----- Collected data -----

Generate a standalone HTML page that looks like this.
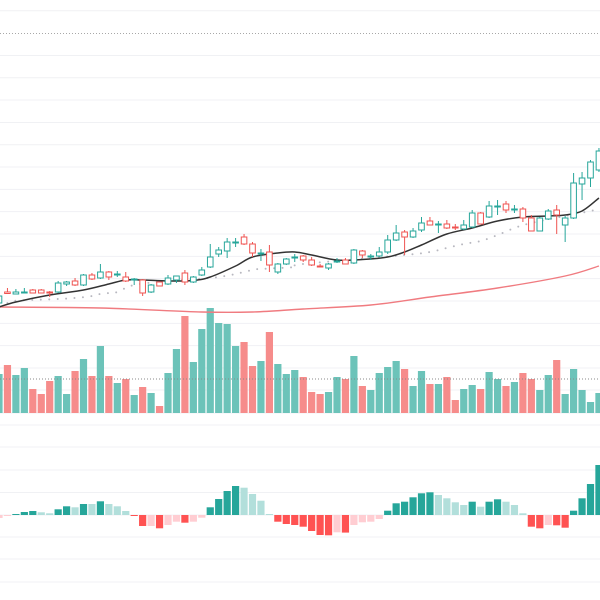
<!DOCTYPE html>
<html><head><meta charset="utf-8"><style>
html,body{margin:0;padding:0;background:#fff;}
svg{display:block;font-family:"Liberation Sans",sans-serif;}
</style></head>
<body>
<svg id="chart" width="600" height="600" viewBox="0 0 600 600" xmlns="http://www.w3.org/2000/svg">
<g id="grid"></g>
<line x1="0" x2="600" y1="33.5" y2="33.5" stroke="#a8a8a8" stroke-width="1" stroke-dasharray="1 2"/>
<g id="vol"></g>
<g id="hist"></g>
<g id="lines"></g>
<g id="candles"></g>
</svg>
<script>
const opens  = [97,108,106,107,110,110,108,108,116,119,115,125,122,128,125,123,120,120,108,118,116,120,127,118,125,133,146,149,157,163,156,146,148,128,136,142,144,140,134,132,138,140,137,149,143,144,148,160,168,163,170,179,175,176,173,171,173,187,183,193,196,190,191,182,169,181,190,175,182,216,222,230];
const closes = [104,106.5,108,108,107,107,107,117,118,115,125,121,128,123,126,119,121,107,115,114,122,124,118,123,130,143,150,158,158,156,147,147,135,136,141,143,140,135,133,136,139,136,150,145,144,148,160,167,163,169,177,175,176,172,172,175,187,176,194,194,190,191,182,169,182,189,185,182,217,222,238,249];
const highs  = [106,112,111,112,111,111,109,119,119,122,126,127,136,129,129,128,122,121,116,118,125,124,130,124,133,156,153,162,162,166,158,151,155,137,142,146,145,143,136,137,142,142,151,150,146,153,165,175,170,172,183,183,179,180,176,180,190,188,199,200,199,195,193,185,183,191,195,184,227,228,240,252];
const lows   = [96,106,106,107,107,107,103,107,114,114,114,120,121,120,123,118,115,104,107,114,115,117,115,117,124,132,143,142,153,155,143,139,128,126,135,138,138,134,133,130,137,136,136,142,140,143,146,159,145,162,168,175,167,171,170,170,172,176,182,185,187,187,178,169,169,180,166,158,181,200,213,228];
const volumes = [39,48,38,45,24,19,32,37,19,42,54,37,67,37,30,34,18,26,20,7,40,64,97,51,84,105,90,89,67,71,47,52,81,49,39,43,36,21,19,21,36,34,57,27,23,40,46,52,44,27,42,29,29,36,13,24,28,24,41,34,27,31,40,34,23,38,53,19,44,23,11,20];
const volumeAvg = 34;
const histValues = [-3,-1,1,3,4,2.7,1.7,5.7,8.7,7.7,11,11,13.7,11,8.7,4,-1,-11,-11,-13.3,-10,-6.7,-7.7,-6.7,-2.7,7.7,16,24,29,27.3,21,14.3,1,-6.7,-9,-10,-11.7,-16,-20,-20.3,-17.3,-17.6,-10,-7.3,-6.7,-4,4.3,11.7,13.3,17.7,21.7,22.7,20,16.7,12.7,10,13.3,8.3,13.3,15.7,13.3,10,1.7,-11.7,-13.3,-10,-10.3,-12.7,4.3,16.7,31,50];
const maFastIdx = [0,2,6,10,13,15,17,20,23,25,28,30,33,35,37,40,43,46,48,50,53,56,59,62,65,67,69,71];
const maFastVal = [93,98,105,110,116,120,120,119,119.5,123,134,143,147,148,145,140,140.5,143,148,155,166,172,179,183,184,185,189,202];
const maMidIdx = [1,2,7,9,11,12,13,14,16,20,26,30,31,35,36,48,51,53,55,57,59,61,63,67,70,71];
const maMidVal = [97,99.3,101,102,104,106,107,108,115,119,123,130,131,133,136,145,148,152,156,159,165,172,177,184,189,191];
const maSlowIdx = [0,12,24,30,36,44,51,59,67,71];
const maSlowVal = [93,92,88,88,91,95,103,112,124,134];

const NS = "http://www.w3.org/2000/svg";
function xAt(i){ return -1 + 8.45*i; }
function yP(p){ return 400 - p; }
function yV(v){ return 413 - v; }
function yH(h){ return 515 - h; }
function mk(tag, attrs, parent){ const e=document.createElementNS(NS,tag); for(const k in attrs) e.setAttribute(k, attrs[k]); parent.appendChild(e); return e; }

// grid
const gridYs = [10.7,55.5,77.7,100,122.5,144.7,167,189.4,211.6,234,256.4,278.6,301,323.4,345.6,368,390,413,425,447,470,492.5,515,537,559,582];
const grid = document.getElementById('grid');
gridYs.forEach(y=>{
  const l = mk('line',{x1:0,x2:600,y1:y,y2:y,stroke:'#f0f1f4','stroke-width':1},grid);
  
  
});

// volume
const vol = document.getElementById('vol');
volumes.forEach((v,i)=>{
  const up = closes[i] >= opens[i];
  const r = mk('rect',{x:xAt(i)-3.6,y:yV(v),width:7.2,height:v,fill: up ? '#6cc3b9' : '#f68c8b'},vol);
  
  
});
const va = mk('line',{x1:0,x2:600,y1:yV(volumeAvg),y2:yV(volumeAvg),stroke:'#8a8a8a','stroke-width':1,'stroke-dasharray':'1 2'},vol);



// histogram
const hist = document.getElementById('hist');
histValues.forEach((h,i)=>{
  const prev = i>0 ? histValues[i-1] : h;
  let c;
  if(h>=0) c = (i>0 && h>prev) ? '#26a69a' : '#b2dfdb';
  else c = (i>0 && h<prev) ? '#ff5252' : '#ffcdd2';
  const top = h>=0 ? yH(h) : yH(0);
  const r = mk('rect',{x:xAt(i)-3.6,y:top,width:7.2,height:Math.max(Math.abs(h),0.8),fill:c},hist);
  
  
});

// smooth lines
function smoothPath(idx, vals){
  const pts = idx.map((k,j)=>[xAt(k), yP(vals[j])]);
  let d = 'M'+pts[0][0]+','+pts[0][1];
  for(let j=0;j<pts.length-1;j++){
    const p0=pts[Math.max(0,j-1)], p1=pts[j], p2=pts[j+1], p3=pts[Math.min(pts.length-1,j+2)];
    const c1x=p1[0]+(p2[0]-p0[0])/6, c1y=p1[1]+(p2[1]-p0[1])/6;
    const c2x=p2[0]-(p3[0]-p1[0])/6, c2y=p2[1]-(p3[1]-p1[1])/6;
    d += ' C'+c1x+','+c1y+' '+c2x+','+c2y+' '+p2[0]+','+p2[1];
  }
  return d;
}
const lines = document.getElementById('lines');
const slow = mk('path',{d:smoothPath(maSlowIdx,maSlowVal),fill:'none',stroke:'#f07b80','stroke-width':1.4},lines);


const mid = mk('path',{d:smoothPath(maMidIdx,maMidVal),fill:'none',stroke:'#b8b8c0','stroke-width':2,'stroke-linecap':'round','stroke-dasharray':'0 8.45'},lines);


const fast = mk('path',{d:smoothPath(maFastIdx,maFastVal),fill:'none',stroke:'#333','stroke-width':1.5},lines);



// candles
const cg = document.getElementById('candles');
opens.forEach((o,i)=>{
  const c = closes[i], up = c >= o;
  const col = up ? '#26a69a' : '#ef5350';
  const x = xAt(i);
  const g = mk('g',{},cg);
  
  
  mk('line',{x1:x,x2:x,y1:yP(highs[i]),y2:yP(lows[i]),stroke:col,'stroke-width':1},g);
  const top = yP(Math.max(o,c)), bh = Math.max(Math.abs(yP(o)-yP(c)),1);
  mk('rect',{x:x-2.8,y:top,width:5.6,height:bh,fill:'#fff',stroke:col,'stroke-width':1},g);
});
</script>
</body></html>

-----

▶ _Task to complete_: Copy each line above precisely, dropping the pictures.

▶ _Expected answer_:
Generate a standalone HTML page that looks like this.
<!DOCTYPE html>
<html><head><meta charset="utf-8"><style>
html,body{margin:0;padding:0;background:#fff;}
svg{display:block;font-family:"Liberation Sans",sans-serif;}
</style></head>
<body>
<svg id="chart" width="600" height="600" viewBox="0 0 600 600" xmlns="http://www.w3.org/2000/svg">
<g id="grid"></g>
<line x1="0" x2="600" y1="33.5" y2="33.5" stroke="#a8a8a8" stroke-width="1" stroke-dasharray="1 2"/>
<g id="vol"></g>
<g id="hist"></g>
<g id="lines"></g>
<g id="candles"></g>
</svg>
<script>
const opens  = [97,108,106,107,110,110,108,108,116,119,115,125,122,128,125,123,120,120,108,118,116,120,127,118,125,133,146,149,157,163,156,146,148,128,136,142,144,140,134,132,138,140,137,149,143,144,148,160,168,163,170,179,175,176,173,171,173,187,183,193,196,190,191,182,169,181,190,175,182,216,222,230];
const closes = [104,106.5,108,108,107,107,107,117,118,115,125,121,128,123,126,119,121,107,115,114,122,124,118,123,130,143,150,158,158,156,147,147,135,136,141,143,140,135,133,136,139,136,150,145,144,148,160,167,163,169,177,175,176,172,172,175,187,176,194,194,190,191,182,169,182,189,185,182,217,222,238,249];
const highs  = [106,112,111,112,111,111,109,119,119,122,126,127,136,129,129,128,122,121,116,118,125,124,130,124,133,156,153,162,162,166,158,151,155,137,142,146,145,143,136,137,142,142,151,150,146,153,165,175,170,172,183,183,179,180,176,180,190,188,199,200,199,195,193,185,183,191,195,184,227,228,240,252];
const lows   = [96,106,106,107,107,107,103,107,114,114,114,120,121,120,123,118,115,104,107,114,115,117,115,117,124,132,143,142,153,155,143,139,128,126,135,138,138,134,133,130,137,136,136,142,140,143,146,159,145,162,168,175,167,171,170,170,172,176,182,185,187,187,178,169,169,180,166,158,181,200,213,228];
const volumes = [39,48,38,45,24,19,32,37,19,42,54,37,67,37,30,34,18,26,20,7,40,64,97,51,84,105,90,89,67,71,47,52,81,49,39,43,36,21,19,21,36,34,57,27,23,40,46,52,44,27,42,29,29,36,13,24,28,24,41,34,27,31,40,34,23,38,53,19,44,23,11,20];
const volumeAvg = 34;
const histValues = [-3,-1,1,3,4,2.7,1.7,5.7,8.7,7.7,11,11,13.7,11,8.7,4,-1,-11,-11,-13.3,-10,-6.7,-7.7,-6.7,-2.7,7.7,16,24,29,27.3,21,14.3,1,-6.7,-9,-10,-11.7,-16,-20,-20.3,-17.3,-17.6,-10,-7.3,-6.7,-4,4.3,11.7,13.3,17.7,21.7,22.7,20,16.7,12.7,10,13.3,8.3,13.3,15.7,13.3,10,1.7,-11.7,-13.3,-10,-10.3,-12.7,4.3,16.7,31,50];
const maFastIdx = [0,2,6,10,13,15,17,20,23,25,28,30,33,35,37,40,43,46,48,50,53,56,59,62,65,67,69,71];
const maFastVal = [93,98,105,110,116,120,120,119,119.5,123,134,143,147,148,145,140,140.5,143,148,155,166,172,179,183,184,185,189,202];
const maMidIdx = [1,2,7,9,11,12,13,14,16,20,26,30,31,35,36,48,51,53,55,57,59,61,63,67,70,71];
const maMidVal = [97,99.3,101,102,104,106,107,108,115,119,123,130,131,133,136,145,148,152,156,159,165,172,177,184,189,191];
const maSlowIdx = [0,12,24,30,36,44,51,59,67,71];
const maSlowVal = [93,92,88,88,91,95,103,112,124,134];

const NS = "http://www.w3.org/2000/svg";
function xAt(i){ return -1 + 8.45*i; }
function yP(p){ return 400 - p; }
function yV(v){ return 413 - v; }
function yH(h){ return 515 - h; }
function mk(tag, attrs, parent){ const e=document.createElementNS(NS,tag); for(const k in attrs) e.setAttribute(k, attrs[k]); parent.appendChild(e); return e; }

// grid
const gridYs = [10.7,55.5,77.7,100,122.5,144.7,167,189.4,211.6,234,256.4,278.6,301,323.4,345.6,368,390,413,425,447,470,492.5,515,537,559,582];
const grid = document.getElementById('grid');
gridYs.forEach(y=>{
  const l = mk('line',{x1:0,x2:600,y1:y,y2:y,stroke:'#f0f1f4','stroke-width':1},grid);
  
  
});

// volume
const vol = document.getElementById('vol');
volumes.forEach((v,i)=>{
  const up = closes[i] >= opens[i];
  const r = mk('rect',{x:xAt(i)-3.6,y:yV(v),width:7.2,height:v,fill: up ? '#6cc3b9' : '#f68c8b'},vol);
  
  
});
const va = mk('line',{x1:0,x2:600,y1:yV(volumeAvg),y2:yV(volumeAvg),stroke:'#8a8a8a','stroke-width':1,'stroke-dasharray':'1 2'},vol);



// histogram
const hist = document.getElementById('hist');
histValues.forEach((h,i)=>{
  const prev = i>0 ? histValues[i-1] : h;
  let c;
  if(h>=0) c = (i>0 && h>prev) ? '#26a69a' : '#b2dfdb';
  else c = (i>0 && h<prev) ? '#ff5252' : '#ffcdd2';
  const top = h>=0 ? yH(h) : yH(0);
  const r = mk('rect',{x:xAt(i)-3.6,y:top,width:7.2,height:Math.max(Math.abs(h),0.8),fill:c},hist);
  
  
});

// smooth lines
function smoothPath(idx, vals){
  const pts = idx.map((k,j)=>[xAt(k), yP(vals[j])]);
  let d = 'M'+pts[0][0]+','+pts[0][1];
  for(let j=0;j<pts.length-1;j++){
    const p0=pts[Math.max(0,j-1)], p1=pts[j], p2=pts[j+1], p3=pts[Math.min(pts.length-1,j+2)];
    const c1x=p1[0]+(p2[0]-p0[0])/6, c1y=p1[1]+(p2[1]-p0[1])/6;
    const c2x=p2[0]-(p3[0]-p1[0])/6, c2y=p2[1]-(p3[1]-p1[1])/6;
    d += ' C'+c1x+','+c1y+' '+c2x+','+c2y+' '+p2[0]+','+p2[1];
  }
  return d;
}
const lines = document.getElementById('lines');
const slow = mk('path',{d:smoothPath(maSlowIdx,maSlowVal),fill:'none',stroke:'#f07b80','stroke-width':1.4},lines);


const mid = mk('path',{d:smoothPath(maMidIdx,maMidVal),fill:'none',stroke:'#b8b8c0','stroke-width':2,'stroke-linecap':'round','stroke-dasharray':'0 8.45'},lines);


const fast = mk('path',{d:smoothPath(maFastIdx,maFastVal),fill:'none',stroke:'#333','stroke-width':1.5},lines);



// candles
const cg = document.getElementById('candles');
opens.forEach((o,i)=>{
  const c = closes[i], up = c >= o;
  const col = up ? '#26a69a' : '#ef5350';
  const x = xAt(i);
  const g = mk('g',{},cg);
  
  
  mk('line',{x1:x,x2:x,y1:yP(highs[i]),y2:yP(lows[i]),stroke:col,'stroke-width':1},g);
  const top = yP(Math.max(o,c)), bh = Math.max(Math.abs(yP(o)-yP(c)),1);
  mk('rect',{x:x-2.8,y:top,width:5.6,height:bh,fill:'#fff',stroke:col,'stroke-width':1},g);
});
</script>
</body></html>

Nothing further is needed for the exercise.